Peki, Türkiye’de sözüm ona Kürtler adına siyaset yapan kimi kesimlerin TRTKURDÎ aleyhtarlığını nasıl açıklayacağız? 2002 yılında binlerce üniversite öğrencisini, seçmeli Kürtçe dil dersi istiyoruz diye dilekçe vermeye teşvik eden zihniyet, o dönem yaklaşık 2000 öğrencinin okuldan uzaklaştırma gibi cezalara çarpılmasına yol açtı. 2012-2013 yılınd, Kürtçe seçmeli ders hakkı tanındığında, bu kez aynı çevre, açıkçası HDP, “ana dilde eğitim hakkı istiyoruz” diyerek, bu haktan yararlanılmasını engelledi. Oysa o dönem birkaç milyon Kürt çocuğu seçmeli dersi tercih etmiş olsaydı, bugün durum Kürtçe açısından çok daha iyi olacaktı. Kürt çocuklarının seçmeli ders hakkından yararlanması, Kürtlerin ana dilde eğitim hakkı gibi temel bir insani haktan vazgeçmesi anlamına gelmez. Gelmezdi. Siyasi feraset, yarım da olsa varolan bir haktan yararlanıp, o hakkın tamamen sağlanması için mücadeleye devamı gerekli kılar.
Amiyane deyimiyle, Kürtler her konuda “kabadayılık” yapabilir, ama dil konusunda yapamazlar. Zira Kürtçe ölüyor ve Kürtler dillerini çocuklarına aktarma imkânlarından yoksun. Dilini çocuklarına aktarma imkânından yoksun bir milletin geleceği yoktur.
TRTKURDÎ, Türkiye’de ve dünyada Kürtçenin yaşamasına hizmet eden en önemli kurumların başında geliyor. Türkiye’deki diğer tüm kanallara tahammül edip TRTKURDÎ aleyhtarlığı yapanların, Kürtlere yarardan ziyade her zaman zararı olacaktır.
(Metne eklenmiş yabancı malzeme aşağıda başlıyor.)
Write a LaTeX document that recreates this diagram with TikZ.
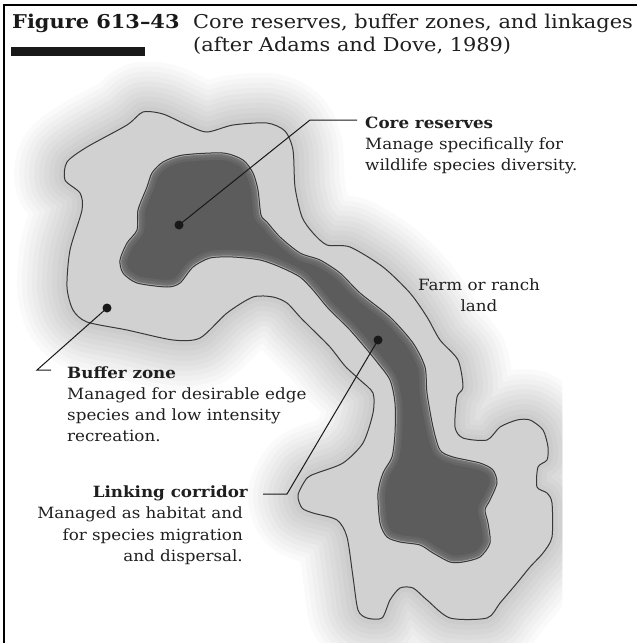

Bu ülkede Kürtler adına siyaset yaptığını iddia eden bazı kesimler, Kürt meselesinin çözümü yolunda hemen hayata geçirilebilecek olumlu adımları elinin tersiyle itiyor, kısa vadede olabilecek olanı engelliyor, zamanın ruhu ve koşullarına göre gerçekleşmesi âdetâ imkânsız olanı talep ediyor.